What’s changed? For one, the AI use cases are finally moving from “cool demos” to actual business drivers. Enterprises are rolling out AI copilots for everything from logistics to legal review. Consumer apps are embedding generative AI as a default, not an add-on. And, crucially, the cost curve for running large language models at scale has started to bend downward, thanks to custom silicon and smarter orchestration. That’s a flywheel: lower costs drive more adoption, which drives more revenue, which funds more R&D.
Of course, it’s not all sunshine and GPU rainbows. The data center buildout has created its own set of headaches. Power consumption is through the roof, with some US states now rationing grid access for new server farms. Supply chain bottlenecks for high-bandwidth memory and networking gear are still a thing, even as the worst of the chip crunch has passed. And regulators are circling, with the EU’s Digital Markets Act taking aim at “AI gatekeepers.”

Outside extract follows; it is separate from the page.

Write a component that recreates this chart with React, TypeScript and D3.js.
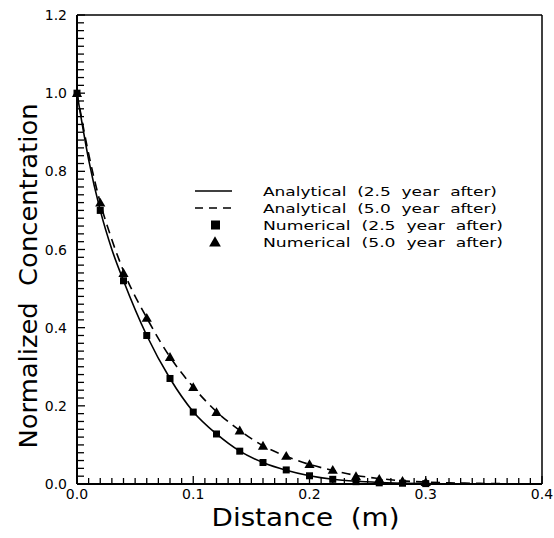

But for now, the market is willing to look past the warts. The AI revenue inflection is real, and it’s arrived ahead of schedule. That’s forcing a rethink of everything from sector allocation to earnings multiples. The old playbook, fade the AI hype, buy the dip on capex blowouts, looks stale. The new playbook is simpler: follow the money, and don’t overthink it.
The historical analog here is the cloud computing boom of the 2010s. Back then, it took years for AWS and Azure to turn the corner from “expensive science project” to “cash machine.” AI is moving much faster, thanks to the lessons learned from that era. The capital cycle is shorter, the addressable market is bigger, and the competitive moat is deeper. That’s why the smart money is rotating back into tech, even as macro headwinds persist.

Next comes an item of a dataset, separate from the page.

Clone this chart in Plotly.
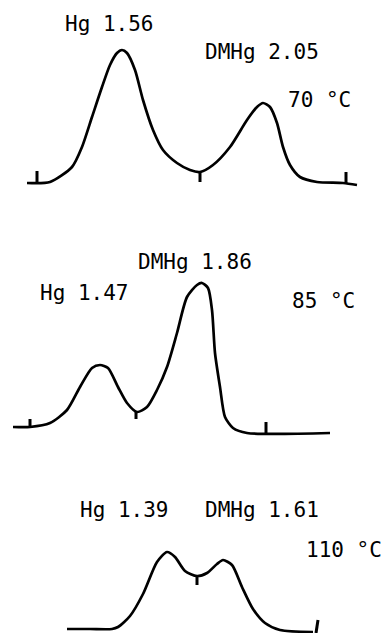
import plotly.graph_objects as go

# Chromatogram traces (time units ~ horizontal position, signal ~ vertical position, image space)
t70 = [27, 50, 72, 82, 92, 102, 110, 117, 122, 127, 135, 143, 153, 163, 177, 190, 200,
       213, 230, 247, 257, 263, 270, 277, 283, 290, 300, 317, 343, 357]
s70 = [183, 182, 167, 147, 117, 87, 65, 53, 50, 53, 70, 100, 130, 150, 163, 170, 172,
       165, 147, 120, 107, 103, 107, 123, 147, 165, 177, 182, 183, 185]

t85 = [13, 30, 50, 67, 80, 92, 100, 108, 118, 127, 137, 147, 157, 167, 177, 187,
       197, 202, 208, 212, 215, 220, 225, 233, 247, 330]
s85 = [427, 427, 423, 410, 387, 368, 365, 368, 387, 403, 412, 407, 390, 367, 333, 297,
       285, 283, 288, 310, 353, 387, 417, 428, 433, 433]

t110 = [67, 90, 112, 118, 130, 143, 157, 167, 175, 185, 197, 207, 217, 223, 232, 242,
        253, 265, 280, 313]
s110 = [629, 629, 629, 627, 616, 594, 562, 552, 557, 571, 576, 573, 564, 560, 565, 587,
        609, 623, 630, 632]

# integration tick marks (x start, y start, x end, y end)
tick_x0 = [37, 200, 346, 30, 136, 266, 197, 318]
tick_y0 = [183, 172, 184, 427, 412, 433, 576, 620]
tick_x1 = [37, 200, 346, 30, 136, 266, 197, 316]
tick_y1 = [171, 182, 172, 419, 419, 422, 585, 633]

labels = ["Hg 1.56", "DMHg 2.05", "70 °C", "DMHg 1.86", "Hg 1.47", "85 °C",
          "Hg 1.39", "DMHg 1.61", "110 °C"]
label_x = [109, 262, 319, 195, 84, 323, 124, 262, 344]
label_y = [24, 52, 100, 262, 293, 301, 510, 510, 550]

fig = go.Figure()
for t, s in [(t70, s70), (t85, s85), (t110, s110)]:
    fig.add_trace(go.Scatter(x=t, y=s, mode="lines", line=dict(color="black", width=2.7, shape="spline", smoothing=0.7),
                             hoverinfo="skip", showlegend=False))
for x0, y0, x1, y1 in zip(tick_x0, tick_y0, tick_x1, tick_y1):
    fig.add_trace(go.Scatter(x=[x0, x1], y=[y0, y1], mode="lines", line=dict(color="black", width=3),
                             hoverinfo="skip", showlegend=False))

for txt, x, y in zip(labels, label_x, label_y):
    fig.add_annotation(x=x, y=y, xref="x", yref="y", text=txt, showarrow=False,
                       font=dict(family="DejaVu Sans Mono", size=21, color="black"),
                       xanchor="center", yanchor="middle")

fig.update_xaxes(range=[0, 382], visible=False, fixedrange=True)
fig.update_yaxes(range=[633, 0], visible=False, fixedrange=True)
fig.update_layout(width=382, height=633, margin=dict(l=0, r=0, t=0, b=0),
                  plot_bgcolor="white", paper_bgcolor="white")
fig.write_html("out.html", config={"displayModeBar": False},
               post_script="document.body.style.margin='0';document.body.style.overflow='hidden';")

Cross-asset flows tell the story. Hedge funds that spent the last six months hiding in defensive sectors are quietly unwinding those trades and rotating back into growth. The correlation between tech and the broader market is ticking up, a sign that AI is no longer just a niche theme, it’s driving index-level returns. Even commodities traders are paying attention, as the data center boom creates new demand for copper, rare earths, and energy.
Strykr Watch
The technical setup on XLK is coiled tight. The ETF has been stuck in a $182-$186 range for weeks, consolidating after a torrid run in Q1. The 50-day moving average sits just below at $182.50, providing a solid floor. RSI is neutral at 55, with no sign of overbought excess. Options open interest is clustered around the $190 strike, suggesting traders are betting on a breakout but hedging for a reversal. If XLK can clear $186 on volume, the next target is the all-time high at $195. On the downside, a break below $180 would invalidate the bull thesis and open the door to a retest of the $175 level.
Macro risk is still lurking. If the Fed surprises with a hawkish tilt, growth stocks could catch a downdraft. But for now, the technicals favor the bulls. The AI revenue inflection is a tailwind that’s hard to fade.

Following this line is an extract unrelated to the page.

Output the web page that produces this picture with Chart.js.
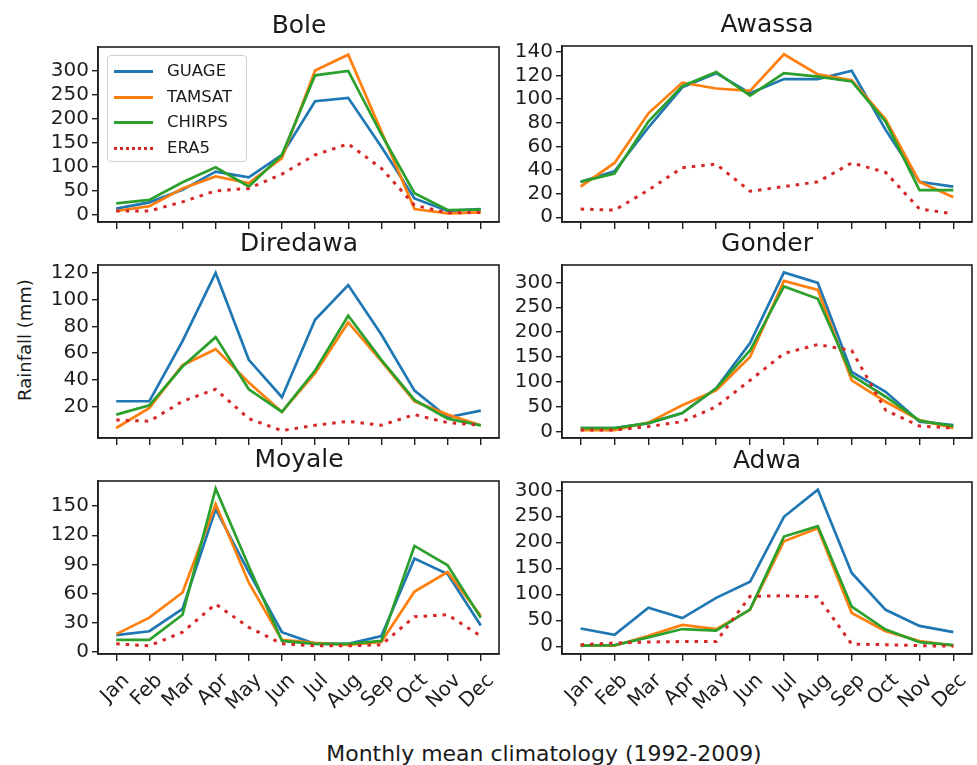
<!DOCTYPE html>
<html><head><meta charset="utf-8">
<script src="https://cdn.jsdelivr.net/npm/chart.js@4.4.0/dist/chart.umd.min.js"></script>
<style>
html,body{margin:0;padding:0;background:#fff;}
body{width:977px;height:765px;overflow:hidden;position:relative;font-family:"DejaVu Sans",sans-serif;color:#1a1a1a;}
canvas{position:absolute;}
.ttl{position:absolute;font-size:24px;white-space:nowrap;transform:translateX(-50%) scaleX(1.04);line-height:1;}
#ylab{position:absolute;left:25px;top:340px;font-size:18px;white-space:nowrap;transform:translate(-50%,-50%) rotate(-90deg);line-height:1;}
#xlab{position:absolute;left:544px;top:744px;font-size:21px;white-space:nowrap;transform:translateX(-50%) scaleX(1.045);line-height:1;}
#legend{position:absolute;left:107px;top:55px;width:140px;height:107px;border:1px solid #d0d0d0;border-radius:4px;background:rgba(255,255,255,0.85);box-sizing:border-box;}
.lg{position:absolute;left:0;height:20px;width:139px;}
.lg span{position:absolute;left:59px;top:0;font-size:16.5px;line-height:20px;}
.lg i{position:absolute;left:6px;top:9px;width:39px;height:0;border-top:3px solid;}
</style></head><body>
<div id="ylab">Rainfall (mm)</div>
<div id="xlab">Monthly mean climatology (1992-2009)</div>
<script>
// ---------- data ----------
const months = ['Jan','Feb','Mar','Apr','May','Jun','Jul','Aug','Sep','Oct','Nov','Dec'];
const seriesNames = ['GUAGE','TAMSAT','CHIRPS','ERA5'];
const stationNames = ['Bole','Awassa','Diredawa','Gonder','Moyale','Adwa'];

const boleGUAGE  = [13,26,52,90,78,125,237,244,142,34,8,12];
const boleTAMSAT = [8,18,55,80,66,118,301,334,174,12,3,5];
const boleCHIRPS = [24,31,68,99,59,125,291,300,168,45,10,11];
const boleERA5   = [8,8,27,50,55,85,125,148,97,20,4,5];

const awassaGUAGE  = [30,39,76,110,122,105,117,117,124,74,30,26];
const awassaTAMSAT = [26,46,88,114,109,107,138,121,116,83,30,17];
const awassaCHIRPS = [30,37,81,111,123,103,122,119,115,81,23,23];
const awassaERA5   = [7,6,23,42,45,22,26,30,46,38,7,3];

const diredawaGUAGE  = [24,24,69,120,55,27,85,111,74,32,12,17];
const diredawaTAMSAT = [4,19,51,63,38,16,45,83,54,24,14,6];
const diredawaCHIRPS = [14,21,50,72,33,16,47,88,55,25,11,6];
const diredawaERA5   = [10,9,24,33,11,2,6,9,6,14,8,6];

const gonderGUAGE  = [7,7,17,37,87,178,320,299,120,80,20,13];
const gonderTAMSAT = [3,3,18,53,83,150,303,285,103,60,23,7];
const gonderCHIRPS = [7,7,17,37,87,163,292,267,113,70,22,11];
const gonderERA5   = [3,3,10,20,50,103,157,175,163,43,11,7];

const moyaleGUAGE  = [17,21,44,147,82,20,8,8,16,96,80,27];
const moyaleTAMSAT = [18,35,61,152,71,12,9,7,10,62,82,37];
const moyaleCHIRPS = [12,12,38,168,88,11,8,8,11,109,89,35];
const moyaleERA5   = [8,6,20,49,25,8,6,6,7,36,38,16];

const adwaGUAGE  = [34,22,74,54,93,124,249,301,141,70,39,27];
const adwaTAMSAT = [1,1,20,41,33,70,202,227,64,29,10,1];
const adwaCHIRPS = [1,2,17,33,30,71,211,231,76,32,8,2];
const adwaERA5   = [3,6,8,9,9,96,97,95,4,3,1,0];

const boleTicks     = [0,50,100,150,200,250,300];
const awassaTicks   = [0,20,40,60,80,100,120,140];
const diredawaTicks = [20,40,60,80,100,120];
const gonderTicks   = [0,50,100,150,200,250,300];
const moyaleTicks   = [0,30,60,90,120,150];
const adwaTicks     = [0,50,100,150,200,250,300];

// ---------- styling / layout ----------
const colors = ['#1f77b4','#ff7f0e','#2ca02c','#d62728'];
const INK = '#1e1e1e';

const panels = [
  {name:stationNames[0], vals:[boleGUAGE,boleTAMSAT,boleCHIRPS,boleERA5], ticks:boleTicks, min:-15, max:350, L:98, R:499, T:47, B:222, yW:98, bottom:false},
  {name:stationNames[1], vals:[awassaGUAGE,awassaTAMSAT,awassaCHIRPS,awassaERA5], ticks:awassaTicks, min:-4, max:145, L:562, R:972, T:46, B:222, yW:64, bottom:false},
  {name:stationNames[2], vals:[diredawaGUAGE,diredawaTAMSAT,diredawaCHIRPS,diredawaERA5], ticks:diredawaTicks, min:-3.5, max:126, L:98, R:499, T:265, B:438, yW:98, bottom:false},
  {name:stationNames[3], vals:[gonderGUAGE,gonderTAMSAT,gonderCHIRPS,gonderERA5], ticks:gonderTicks, min:-13, max:335, L:562, R:972, T:265, B:438, yW:64, bottom:false},
  {name:stationNames[4], vals:[moyaleGUAGE,moyaleTAMSAT,moyaleCHIRPS,moyaleERA5], ticks:moyaleTicks, min:-2.5, max:176, L:98, R:499, T:481, B:654, yW:98, bottom:true},
  {name:stationNames[5], vals:[adwaGUAGE,adwaTAMSAT,adwaCHIRPS,adwaERA5], ticks:adwaTicks, min:-15, max:316, L:562, R:972, T:482, B:654, yW:64, bottom:true}
];

const boxPlugin = {
  id:'box',
  afterDraw(chart){
    const {ctx, chartArea:a} = chart;
    ctx.save();
    ctx.strokeStyle = INK; ctx.lineWidth = 1.6;
    ctx.strokeRect(a.left, a.top, a.right - a.left, a.bottom - a.top);
    ctx.restore();
  }
};

panels.forEach(p => {
  const padTop = 12, padRight = 4;
  const xH = p.bottom ? 95 : 12;
  const plotW = p.R - p.L, plotH = p.B - p.T;
  const cw = p.yW + plotW + padRight, ch = padTop + plotH + xH;
  const cv = document.createElement('canvas');
  cv.width = cw; cv.height = ch;
  cv.style.left = (p.L - p.yW) + 'px';
  cv.style.top = (p.T - padTop) + 'px';
  cv.style.width = cw + 'px'; cv.style.height = ch + 'px';
  document.body.appendChild(cv);

  const t = document.createElement('div');
  t.className = 'ttl';
  t.textContent = p.name;
  t.style.left = ((p.L + p.R) / 2) + 'px';
  t.style.top = (p.T - 34) + 'px';
  document.body.appendChild(t);

  new Chart(cv.getContext('2d'), {
    type:'line',
    data:{
      datasets: seriesNames.map((s,k) => ({
        label:s,
        data:p.vals[k].map((v,i) => ({x:i, y:v})),
        borderColor:colors[k],
        backgroundColor:colors[k],
        borderWidth: k === 3 ? 3 : 2.7,
        borderDash: k === 3 ? [3.5,6] : [],
        pointRadius:0,
        fill:false,
        tension:0,
        order:3-k
      }))
    },
    options:{
      responsive:false,
      animation:false,
      events:[],
      devicePixelRatio:1,
      layout:{padding:{top:padTop, right:padRight, left:0, bottom:0}},
      plugins:{legend:{display:false}, tooltip:{enabled:false}, title:{display:false}},
      scales:{
        x:{
          type:'linear', min:-0.55, max:11.55,
          afterBuildTicks: s => { s.ticks = months.map((m,i) => ({value:i})); },
          afterFit: s => { s.height = xH; s.paddingLeft = 0; s.paddingRight = 0; },
          grid:{display:true, drawOnChartArea:false, drawTicks:true, tickLength:7, color:INK, lineWidth:1.4},
          border:{display:true, color:INK, width:1.6},
          ticks:{display:p.bottom, autoSkip:false, maxRotation:45, minRotation:45, labelOffset:10, padding:8,
                 color:INK, font:{family:'DejaVu Sans', size:20}, callback:(v) => months[v]}
        },
        y:{
          min:p.min, max:p.max,
          afterBuildTicks: s => { s.ticks = p.ticks.map(v => ({value:v})); },
          afterFit: s => { s.width = p.yW; s.paddingTop = 0; s.paddingBottom = 0; },
          grid:{display:true, drawOnChartArea:false, drawTicks:true, tickLength:6, color:INK, lineWidth:1.4},
          border:{display:true, color:INK, width:1.6},
          ticks:{autoSkip:false, color:INK, padding:3, font:{family:'DejaVu Sans', size:20}}
        }
      }
    },
    plugins:[boxPlugin]
  });
});

// legend (built from the series names / colours)
const lg = document.createElement('div');
lg.id = 'legend';
seriesNames.forEach((s,k) => {
  const row = document.createElement('div');
  row.className = 'lg';
  row.style.top = (5 + k * 25.5) + 'px';
  const ln = document.createElement('i');
  ln.style.borderTopColor = colors[k];
  if (k === 3) { ln.style.borderTopStyle = 'dotted'; }
  const tx = document.createElement('span');
  tx.textContent = s;
  row.appendChild(ln); row.appendChild(tx);
  lg.appendChild(row);
});
document.body.appendChild(lg);
</script>
</body></html>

The bear case is simple: what if this is as good as it gets? If AI revenue growth stalls, the market could punish tech for years of front-loaded spending. Regulatory risk is another wild card, especially in Europe. And the supply chain is still fragile, one more hiccup in chip production could derail the whole party.
But the opportunity set is equally compelling. Long XLK on a dip to $182 with a stop at $179 and a target at $195 looks like a high-probability trade. For the more adventurous, call spreads targeting the $190-$200 range offer asymmetric upside. The key is to stay nimble and avoid chasing at the highs.
Strykr Take
Here’s the bottom line: the AI revenue inflection is real, and it’s arrived sooner than anyone expected. The data center binge is finally paying off, and the smart money is getting back into tech. Ignore the noise, watch the revenue, and don’t fight the tape. This is a regime shift, not a head fake. Strykr Pulse 72/100. Threat Level 2/5.